Henley Hall: Honors

Henley Hall receives the The American Architecture Award and LEED Platinum certification from the US Green Building Council

photo of exterior of henley hall

From The College of Engineering Convergence (S22) article "Henley Hall: Honors and Achievements"

Henley Hall, which opened in 2020 as the home of the College of Engineering’s Institute for Energy Efficiency (IEE), received some major honors in 2021, earning The American Architecture Award as well as LEED Platinum certification from the US Green Building Council, its highest rating for energy efficiency and sustainability.

Presented jointly by The Chicago Athenaeum: Museum of Architecture and Design, and The European Centre for Architecture Art Design and Urban Studies, the American Architecture Award honors the best in new and cutting-edge design in the U.S. and promotes American architecture and design here and abroad. The firm Kieran Timberlake designed the building, which has been recognized further by the American Institute of Architects (AIA), receiving awards from chapters in Santa Barbara, the city of Philadelphia, and the state of Pennsylvania. It also received an AIA Committee on the Environment Award of Excellence, which recognizes one project each year that demonstrates the highest level of commitment to sustainable design.

UCSB alumnus Jeff Henley and his wife, Judy Henley, an honorary alumna, sparked the donor-funded project with a $50 million gift to the College of Engineering in 2012. Silicon Valley–based alumna Shawn Byers and her husband, Brook, also made a significant contribution.

"Henley Hall is a reflection of UC Santa Barbara’s commitment to energy efficiency, and our campus is thrilled that this state-of-the-art building has been nationally recognized for its innovative architectural design and superb sustainability," said Chancellor Henry T. Yang. "We are immensely grateful to donors Jeff and Judy Henley, and Shawn and Brook Byers for their tremendous vision and generosity in making Henley Hall — and these subsequent recognitions — a reality."

The 50,000-square-foot building, a model of efficiency that was constructed with more than twenty-percent recycled materials, includes passive features such as solar shading and a high-performance "skin," and active features that include demand-controlled ventilation and high-efficiency lighting modulated for occupancy and outdoor conditions. The building’s extensive natural lighting, intelligent energy monitoring and control systems, and LED lighting yield a forty-percent energy savings over similar lab buildings.
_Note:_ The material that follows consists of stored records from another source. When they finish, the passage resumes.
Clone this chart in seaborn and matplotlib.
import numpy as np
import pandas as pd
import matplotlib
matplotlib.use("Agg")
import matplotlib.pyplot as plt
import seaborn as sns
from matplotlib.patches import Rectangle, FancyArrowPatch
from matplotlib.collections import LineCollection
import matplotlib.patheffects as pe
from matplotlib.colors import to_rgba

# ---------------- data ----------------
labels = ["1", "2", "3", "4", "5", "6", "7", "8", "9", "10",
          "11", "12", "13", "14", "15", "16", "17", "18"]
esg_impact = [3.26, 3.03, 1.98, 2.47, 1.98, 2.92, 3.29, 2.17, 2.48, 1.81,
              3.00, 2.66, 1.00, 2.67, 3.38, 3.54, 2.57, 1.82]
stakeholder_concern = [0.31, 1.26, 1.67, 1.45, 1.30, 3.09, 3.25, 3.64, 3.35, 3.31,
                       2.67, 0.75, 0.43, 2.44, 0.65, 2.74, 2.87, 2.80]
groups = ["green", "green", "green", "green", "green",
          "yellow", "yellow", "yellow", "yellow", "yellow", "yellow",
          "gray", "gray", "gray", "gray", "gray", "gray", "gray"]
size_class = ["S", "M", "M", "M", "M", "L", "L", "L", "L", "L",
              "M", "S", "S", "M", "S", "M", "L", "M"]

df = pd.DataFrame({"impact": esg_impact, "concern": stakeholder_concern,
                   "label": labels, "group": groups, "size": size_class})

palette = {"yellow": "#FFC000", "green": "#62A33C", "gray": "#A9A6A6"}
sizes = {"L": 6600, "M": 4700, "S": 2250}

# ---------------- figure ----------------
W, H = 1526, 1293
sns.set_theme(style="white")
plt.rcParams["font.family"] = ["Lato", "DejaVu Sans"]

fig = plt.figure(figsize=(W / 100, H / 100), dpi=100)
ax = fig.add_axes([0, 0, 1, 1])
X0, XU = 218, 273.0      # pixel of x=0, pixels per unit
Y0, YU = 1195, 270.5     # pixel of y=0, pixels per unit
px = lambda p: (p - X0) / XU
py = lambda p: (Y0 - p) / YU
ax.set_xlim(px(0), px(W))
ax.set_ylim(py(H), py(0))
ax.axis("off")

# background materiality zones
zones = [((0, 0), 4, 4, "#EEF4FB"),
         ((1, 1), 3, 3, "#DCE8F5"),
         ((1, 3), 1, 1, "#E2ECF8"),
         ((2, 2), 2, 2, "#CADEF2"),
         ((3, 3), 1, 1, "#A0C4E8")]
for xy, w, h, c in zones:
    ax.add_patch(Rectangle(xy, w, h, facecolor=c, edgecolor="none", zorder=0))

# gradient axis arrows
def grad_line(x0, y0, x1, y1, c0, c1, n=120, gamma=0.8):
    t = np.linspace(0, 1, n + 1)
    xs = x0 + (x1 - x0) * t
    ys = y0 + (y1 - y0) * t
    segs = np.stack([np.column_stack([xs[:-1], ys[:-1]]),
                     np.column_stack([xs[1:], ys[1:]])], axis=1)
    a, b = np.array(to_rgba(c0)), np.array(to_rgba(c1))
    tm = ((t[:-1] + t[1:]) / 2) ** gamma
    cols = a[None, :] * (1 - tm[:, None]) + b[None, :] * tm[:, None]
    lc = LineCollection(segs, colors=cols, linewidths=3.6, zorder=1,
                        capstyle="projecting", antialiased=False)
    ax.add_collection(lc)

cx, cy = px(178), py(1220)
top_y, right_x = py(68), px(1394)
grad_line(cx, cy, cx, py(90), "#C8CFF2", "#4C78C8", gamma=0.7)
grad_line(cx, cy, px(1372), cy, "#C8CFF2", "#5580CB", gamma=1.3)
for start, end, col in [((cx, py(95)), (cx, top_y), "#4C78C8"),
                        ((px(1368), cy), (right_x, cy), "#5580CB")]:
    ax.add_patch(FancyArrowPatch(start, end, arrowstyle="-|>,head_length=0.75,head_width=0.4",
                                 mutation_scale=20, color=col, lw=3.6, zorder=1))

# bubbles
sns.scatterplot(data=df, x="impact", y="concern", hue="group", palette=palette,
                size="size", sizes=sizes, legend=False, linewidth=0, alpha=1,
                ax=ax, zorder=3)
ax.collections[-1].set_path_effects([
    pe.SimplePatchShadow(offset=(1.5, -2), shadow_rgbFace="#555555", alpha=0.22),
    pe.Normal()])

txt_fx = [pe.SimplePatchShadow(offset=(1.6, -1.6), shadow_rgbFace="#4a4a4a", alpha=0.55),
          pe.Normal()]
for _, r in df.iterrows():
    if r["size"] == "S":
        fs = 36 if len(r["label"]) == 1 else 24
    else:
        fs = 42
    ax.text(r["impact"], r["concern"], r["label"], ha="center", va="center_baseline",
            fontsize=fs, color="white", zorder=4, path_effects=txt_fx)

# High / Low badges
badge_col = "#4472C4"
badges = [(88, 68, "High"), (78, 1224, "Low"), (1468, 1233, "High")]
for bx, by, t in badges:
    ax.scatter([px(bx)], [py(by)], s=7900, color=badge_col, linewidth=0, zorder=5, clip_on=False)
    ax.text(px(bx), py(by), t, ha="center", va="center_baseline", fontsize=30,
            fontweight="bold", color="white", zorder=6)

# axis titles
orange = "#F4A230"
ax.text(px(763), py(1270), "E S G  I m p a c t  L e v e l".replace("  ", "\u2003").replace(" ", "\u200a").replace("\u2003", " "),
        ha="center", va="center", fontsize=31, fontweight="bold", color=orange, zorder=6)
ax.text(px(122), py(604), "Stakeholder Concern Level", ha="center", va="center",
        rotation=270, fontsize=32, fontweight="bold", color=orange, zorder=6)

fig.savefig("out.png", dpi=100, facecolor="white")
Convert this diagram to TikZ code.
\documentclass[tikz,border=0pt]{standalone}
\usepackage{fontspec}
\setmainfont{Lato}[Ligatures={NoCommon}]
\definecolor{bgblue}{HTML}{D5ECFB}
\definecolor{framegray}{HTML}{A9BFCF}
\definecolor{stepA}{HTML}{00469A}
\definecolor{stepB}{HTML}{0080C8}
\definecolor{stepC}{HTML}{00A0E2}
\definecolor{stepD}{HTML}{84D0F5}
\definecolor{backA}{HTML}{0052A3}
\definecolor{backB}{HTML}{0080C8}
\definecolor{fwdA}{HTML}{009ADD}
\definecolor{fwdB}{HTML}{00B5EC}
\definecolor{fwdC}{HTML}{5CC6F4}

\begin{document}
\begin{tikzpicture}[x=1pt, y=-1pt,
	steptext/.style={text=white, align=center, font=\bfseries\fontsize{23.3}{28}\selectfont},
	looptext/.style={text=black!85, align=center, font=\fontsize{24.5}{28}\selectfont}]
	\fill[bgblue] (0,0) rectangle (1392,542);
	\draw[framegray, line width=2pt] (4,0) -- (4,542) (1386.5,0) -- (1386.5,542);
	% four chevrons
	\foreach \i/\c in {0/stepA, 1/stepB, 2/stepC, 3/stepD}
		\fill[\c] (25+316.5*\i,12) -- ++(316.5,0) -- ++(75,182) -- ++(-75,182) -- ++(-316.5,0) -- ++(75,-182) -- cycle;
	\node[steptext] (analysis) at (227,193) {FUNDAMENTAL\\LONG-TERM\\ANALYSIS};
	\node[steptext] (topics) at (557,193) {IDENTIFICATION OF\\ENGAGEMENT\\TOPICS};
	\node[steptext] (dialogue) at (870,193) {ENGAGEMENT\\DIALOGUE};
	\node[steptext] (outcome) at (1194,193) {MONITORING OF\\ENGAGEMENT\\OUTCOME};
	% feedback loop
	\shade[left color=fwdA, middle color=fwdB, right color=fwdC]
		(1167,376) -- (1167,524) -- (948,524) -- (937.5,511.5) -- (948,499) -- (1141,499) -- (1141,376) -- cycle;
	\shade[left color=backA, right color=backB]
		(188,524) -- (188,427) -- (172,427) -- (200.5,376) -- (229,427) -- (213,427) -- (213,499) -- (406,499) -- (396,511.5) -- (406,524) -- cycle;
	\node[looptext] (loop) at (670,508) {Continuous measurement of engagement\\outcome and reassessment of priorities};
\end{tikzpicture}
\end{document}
Henley Hall is also a state-of-the-art research-and-learning facility, with both wet and dry labs, collaborative break-out spaces, conference rooms, a 124-seat lecture hall, and faculty and administrative offices. On the east side of the building, workspaces and offices have operable windows that stimulate airflow through an open, light-filled multistory atrium. On the west side, where labs are situated, air-monitoring and occupancy sensors reduce energy use for ventilation while protecting the safety of occupants and their research.

"We designed Henley Hall to be energy-efficient from the ground up," said John Bowers, IEE director and a professor of electrical and computer engineering. "It is great to have received such recognition for those efforts."

Bowers, the Fred Kavli Chair of Nanotechnology, describes Henley Hall as "a wonderful building to work in," adding, "The natural ventilation gives it a fresh, clean feel that we all love."

The ethos of the institute perfectly matched that of Kieran Timberlake. "We are honored to have worked with UC Santa Barbara to make Henley Hall the ideal home for the IEE," said Jason Smith, a partner at the firm. "Our expertise in innovative, sustainable design aligns with their forward-thinking mission to create new technologies in pursuit of an energy-efficient future."

"Energy efficiency is key to solving climate change and making U.S. industry more efficient in terms of energy use and expense," Bowers noted. "Henley Hall is essential to expanding UCSB’s contributions in that important area."